O mesmo se aplica a Cristiano Ronaldo. Talento talhado com enorme dose de esforço. O drible que mais exprime o controle do corpo, aproximando o futebol da dança, ao meu ver, é a pedalada. Pernas avançando em hélice sem tocar a bola, apenas enganando o beque, deixando o adversário tonto e penso para um lado enquanto se vai para o outro. Exige muita coordenação, articulação flexível. O pedaleiro brinca com o corpo. É ginga, malícia, coreografia. Brasileiros são mestres na pedalada. Pois CR7 tem uma pedalada dura, robótica. Não há molejo ali. Dá pra ver que foi fabricada nos treinos. E ele conseguiu um drible muito eficiente, embora sem ginga nem tanta beleza. Puro esforço.
Cristiano Ronaldo é também muito talento, claro. Mas sabe-se que é um doido por treinar. Um superatleta, fisicamente perfeito, com todos os fundamentos de um craque: velocidade, drible, cabeceio, chute com ambas as pernas. Com o esforço, ele foi capaz de levar seu talento a serviço máximo da performance. Por isso, estende seu auge profissional para além dos 30 anos.

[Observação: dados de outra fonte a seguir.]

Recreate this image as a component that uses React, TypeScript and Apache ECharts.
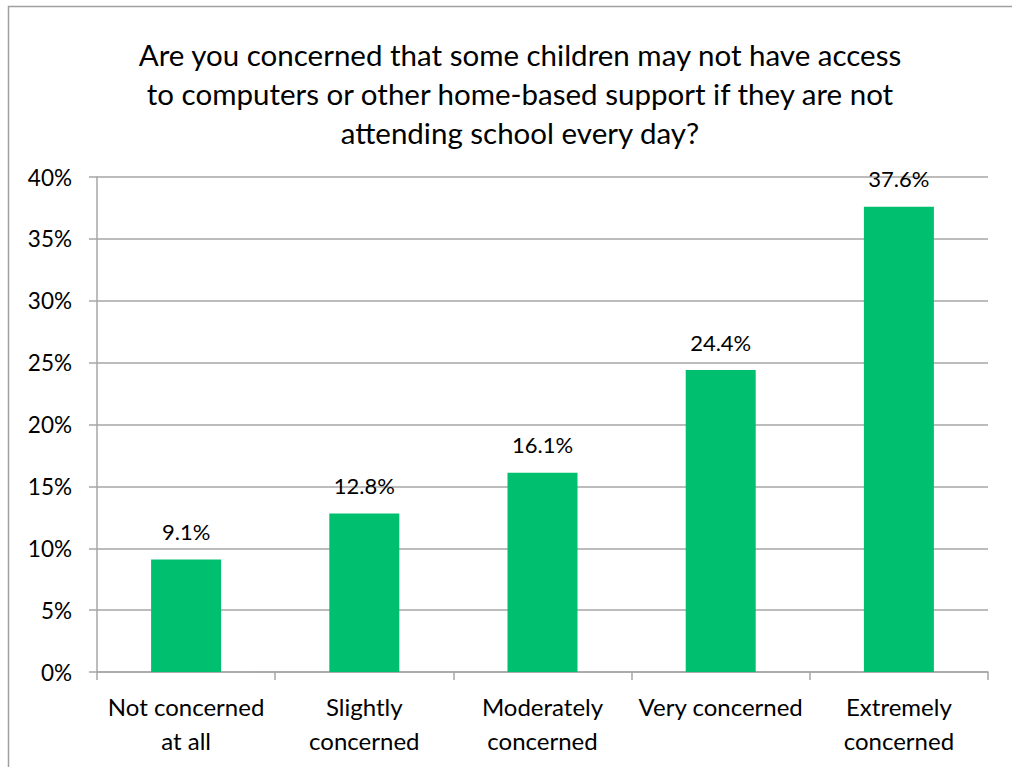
import React, { useEffect, useRef } from "react";
import * as echarts from "echarts";

const categories = ["Not concerned\nat all", "Slightly\nconcerned", "Moderately\nconcerned", "Very concerned", "Extremely\nconcerned"];
const values = [9.1, 12.8, 16.1, 24.4, 37.6];
const titleText = "Are you concerned that some children may not have access\nto computers or other home-based support if they are not\nattending school every day?";

const FONT = "Lato, 'Open Sans', sans-serif";

export default function App() {
  const ref = useRef<HTMLDivElement>(null);
  useEffect(() => {
    const chart = echarts.init(ref.current!, null, { renderer: "svg" });
    chart.setOption({
      animation: false,
      backgroundColor: "#ffffff",
      title: {
        text: titleText,
        left: 515,
        textAlign: "center",
        top: 30,
        textStyle: { fontFamily: FONT, fontSize: 29.5, fontWeight: "normal", color: "#000", lineHeight: 39 },
      },
      graphic: [
        {
          type: "rect",
          shape: { x: 8.5, y: 6.5, width: 1100, height: 900 },
          style: { fill: "none", stroke: "#a0a0a0", lineWidth: 1.5 },
          silent: true,
        },
      ],
      grid: { left: 97, right: 24, top: 177, bottom: 95 },
      xAxis: {
        type: "category",
        data: categories,
        axisLine: { lineStyle: { color: "#a6a6a6", width: 1.5 } },
        axisTick: { show: true, length: 8, lineStyle: { color: "#a6a6a6", width: 1.5 } },
        axisLabel: { fontFamily: FONT, fontSize: 24, color: "#000", lineHeight: 34, margin: 17, interval: 0 },
      },
      yAxis: {
        type: "value",
        min: 0,
        max: 40,
        interval: 5,
        axisLine: { show: true, lineStyle: { color: "#a6a6a6", width: 1.5 } },
        axisTick: { show: true, length: 8, lineStyle: { color: "#a6a6a6", width: 1.5 } },
        axisLabel: { fontFamily: FONT, fontSize: 22.5, color: "#000", margin: 25, formatter: "{value}%" },
        splitLine: { show: true, lineStyle: { color: "#a6a6a6", width: 1.5 } },
      },
      series: [
        {
          type: "bar",
          data: values,
          barWidth: 70,
          itemStyle: { color: "#00BF6F" },
          label: {
            show: true,
            position: "top",
            distance: 17,
            fontFamily: FONT,
            fontSize: 22,
            color: "#000",
            formatter: (p: any) => p.value.toFixed(1) + "%",
          },
        },
      ],
    });
    return () => chart.dispose();
  }, []);
  return <div ref={ref} style={{ position: "absolute", left: 0, top: 0, width: 1012, height: 767 }} />;
}
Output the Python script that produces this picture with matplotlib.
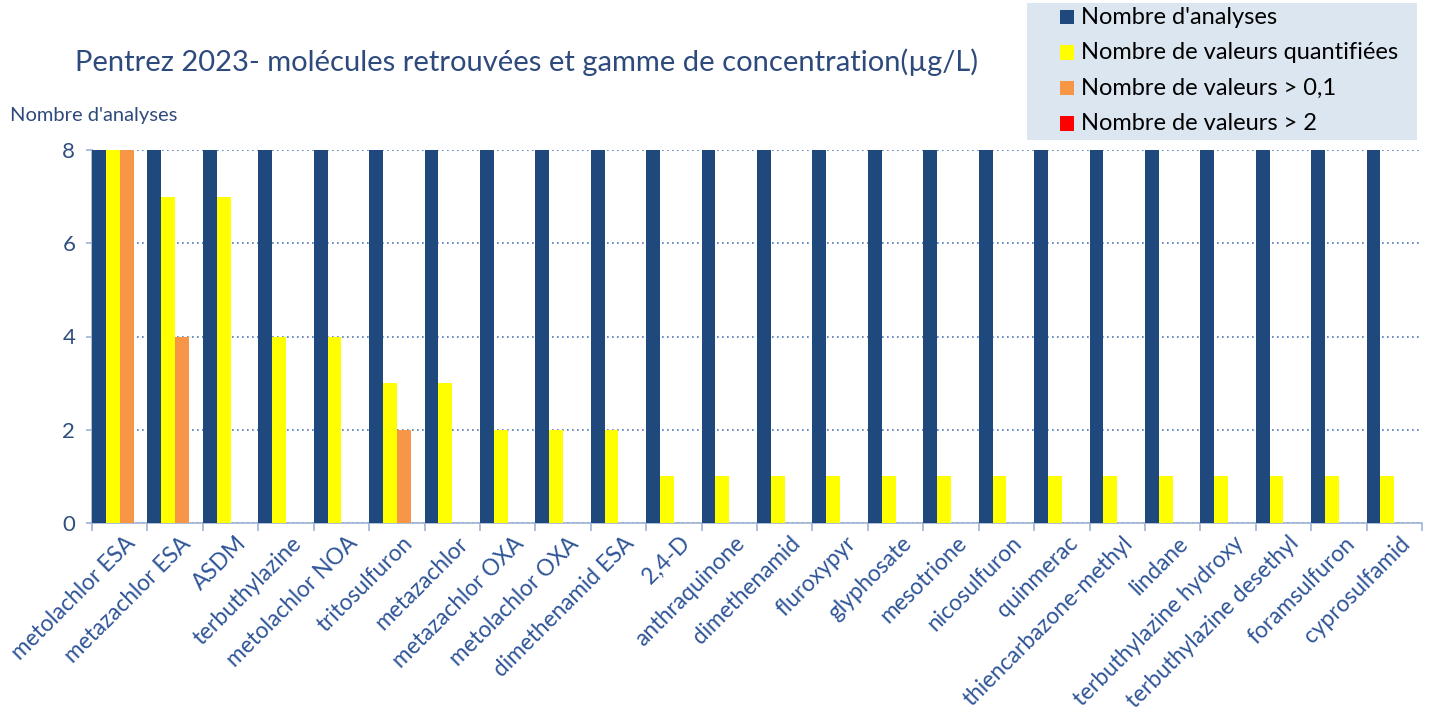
import numpy as np
import matplotlib.pyplot as plt
from matplotlib.patches import Rectangle
from matplotlib.transforms import ScaledTranslation

# Data
molecules = ["metolachlor ESA", "metazachlor ESA", "ASDM", "terbuthylazine",
             "metolachlor NOA", "tritosulfuron", "metazachlor", "metazachlor OXA",
             "metolachlor OXA", "dimethenamid ESA", "2,4-D", "anthraquinone",
             "dimethenamid", "fluroxypyr", "glyphosate", "mesotrione",
             "nicosulfuron", "quinmerac", "thiencarbazone-methyl", "lindane",
             "terbuthylazine hydroxy", "terbuthylazine desethyl", "foramsulfuron",
             "cyprosulfamid"]
n_analyses = [8] * 24
n_quantified = [8, 7, 7, 4, 4, 3, 3, 2, 2, 2, 1, 1, 1, 1, 1, 1, 1, 1, 1, 1, 1, 1, 1, 1]
n_above_01 = [8, 4, 0, 0, 0, 2, 0, 0, 0, 0, 0, 0, 0, 0, 0, 0, 0, 0, 0, 0, 0, 0, 0, 0]
n_above_2 = [0] * 24

series = [
    ("Nombre d'analyses", n_analyses, "#1F497D"),
    ("Nombre de valeurs quantifiées", n_quantified, "#FFFF00"),
    ("Nombre de valeurs > 0,1", n_above_01, "#F79646"),
    ("Nombre de valeurs > 2", n_above_2, "#FF0000"),
]

plt.rcParams['font.family'] = ['Lato', 'DejaVu Sans']

W, H = 1432, 711
fig = plt.figure(figsize=(W / 100, H / 100), dpi=100)
ax = fig.add_axes([92 / W, 188 / H, 1330 / W, 373 / H])

x = np.arange(len(molecules))
w = 0.25
for i, (name, vals, col) in enumerate(series):
    ax.bar(x + i * w, vals, width=w, color=col, align='edge', zorder=3)

ax.set_xlim(0, len(molecules))
ax.set_ylim(0, 8)
ax.set_yticks([0, 2, 4, 6, 8])
ax.yaxis.grid(True, linestyle=(0, (1, 2)), color="#4F77B8", linewidth=1.2, zorder=0)

# x ticks at category boundaries, labels at centers
ax.set_xticks(np.arange(len(molecules) + 1))
ax.set_xticklabels([])
ax.set_xticks(x + 0.5, minor=True)
ax.set_xticklabels(molecules, minor=True, rotation=45, ha='right', va='top',
                   rotation_mode='anchor', fontsize=16.3, color="#2F5597")
ax.tick_params(axis='x', which='minor', length=0, pad=7)
ax.tick_params(axis='x', which='major', length=6, color="#9DB3D3", width=1.2)
ax.tick_params(axis='y', length=4, color="#9DB3D3", width=1.2, labelsize=16,
               labelcolor="#2F4F7F", pad=8)
shift = ScaledTranslation(5 / 100, 0, fig.dpi_scale_trans)
for lab in ax.get_xticklabels(minor=True):
    lab.set_transform(lab.get_transform() + shift)

for s in ['top', 'right']:
    ax.spines[s].set_visible(False)
for s in ['left', 'bottom']:
    ax.spines[s].set_color("#9DB3D3")
    ax.spines[s].set_linewidth(1.2)

fig.text(75 / W, 1 - 62 / H, "Pentrez 2023- molécules retrouvées et gamme de concentration(µg/L)",
         fontsize=21, color="#2E4A7D", va='center', ha='left')
fig.text(10 / W, 1 - 115 / H, "Nombre d'analyses", fontsize=14.5, color="#2E4A7D",
         va='center', ha='left')

# legend box
fig.patches.append(Rectangle((1027 / W, 1 - 140 / H), 390 / W, 137 / H,
                             transform=fig.transFigure, facecolor="#DCE6F1",
                             edgecolor="none", zorder=1))
for k, (name, _, col) in enumerate(series):
    yc = 17 + k * 35.5
    fig.patches.append(Rectangle((1060 / W, 1 - (yc + 7) / H), 14 / W, 14 / H,
                                 transform=fig.transFigure, facecolor=col,
                                 edgecolor="none", zorder=2))
    fig.text(1081 / W, 1 - yc / H, name, fontsize=17, color="black",
             va='center', ha='left', zorder=3)

fig.savefig("out.png", dpi=100)
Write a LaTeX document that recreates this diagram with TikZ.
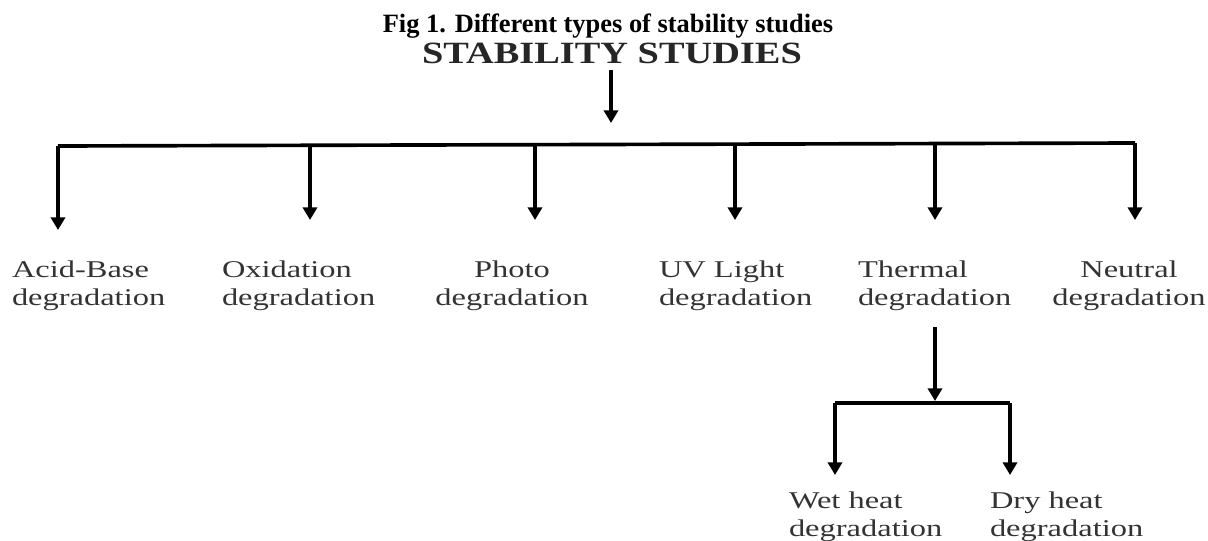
\documentclass[tikz,border=0pt]{standalone}
\usepackage{fontspec}
\setmainfont{Liberation Serif}
\newfontfamily\widefont[FakeStretch=1.35]{Liberation Serif}
\newfontfamily\headfont[FakeStretch=1.24]{Liberation Serif}
\usetikzlibrary{arrows.meta}

\begin{document}
\begin{tikzpicture}[x=0.025cm, y=-0.025cm,
  every node/.style={inner sep=0pt, outer sep=0pt},
  lbl/.style={font=\widefont\fontsize{17.1}{19.9}\selectfont, text=black!80},
  feed/.style={line width=2.4pt, -{Triangle[length=9pt,width=10pt]}},
  bar/.style={line width=2.6pt}]
\useasboundingbox (0,0) rectangle (1208,540);

\node[anchor=base, font=\bfseries\fontsize{18.8}{22}\selectfont] (fig) at (608,32) {Fig 1. Different types of stability studies};
\node[anchor=base, font=\headfont\bfseries\fontsize{22}{26}\selectfont, text=black!85] (studies) at (612,63) {STABILITY STUDIES};

\node[lbl, anchor=north west, align=left] (acid) at (12,261) {Acid-Base\\degradation};
\node[lbl, anchor=north west, align=left] (oxid) at (222,261) {Oxidation\\degradation};
\node[lbl, anchor=north, align=center] (photo) at (512,261) {Photo\\degradation};
\node[lbl, anchor=north west, align=left] (uv) at (659,261) {UV Light\\degradation};
\node[lbl, anchor=north west, align=left] (thermal) at (858,261) {Thermal\\degradation};
\node[lbl, anchor=north, align=center] (neutral) at (1129,261) {Neutral\\degradation};
\node[lbl, anchor=north west, align=left] (wet) at (789,492) {Wet heat\\degradation};
\node[lbl, anchor=north west, align=left] (dry) at (990,492) {Dry heat\\degradation};

\coordinate (hub) at (611,123);
\coordinate (b1) at (58,146);
\coordinate (b2) at (310,145);
\coordinate (b3) at (535,145);
\coordinate (b4) at (735,144);
\coordinate (b5) at (935,144);
\coordinate (b6) at (1135,143);
\coordinate (t1) at (58,230);
\coordinate (t2) at (310,220);
\coordinate (t3) at (535,220);
\coordinate (t4) at (735,220);
\coordinate (t5) at (935,220);
\coordinate (t6) at (1135,220);

\coordinate (s0) at (935,327);
\coordinate (s1) at (935,401);
\coordinate (w0) at (835,403);
\coordinate (d0) at (1010,403);
\coordinate (w1) at (835,475);
\coordinate (d1) at (1010,475);

\draw[feed, shorten <=5pt] (studies.south -| hub) -- (hub);
\draw[bar] (b1) -- (b6);
\draw[feed] (b1) -- (t1);
\draw[feed] (b2) -- (t2);
\draw[feed] (b3) -- (t3);
\draw[feed] (b4) -- (t4);
\draw[feed] (b5) -- (t5);
\draw[feed] (b6) -- (t6);

\draw[feed] (s0) -- (s1);
\draw[bar] (w0) -- (d0);
\draw[feed] (w0) -- (w1);
\draw[feed] (d0) -- (d1);
\end{tikzpicture}
\end{document}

Como não pensar nos talentos desperdiçados pela ausência de esforço? Nem vou falar de Garrincha, mas de nomes mais atuais como Adriano e Ronaldinho Gaúcho. Entram, claro, questões psicológicas e sociais que explicam por que craques como eles não tiveram um auge duradouro. Seja lá qual for a causa, fundamentalmente, faltou esforço para maximizar o talento, que é sempre mais difícil de se obter.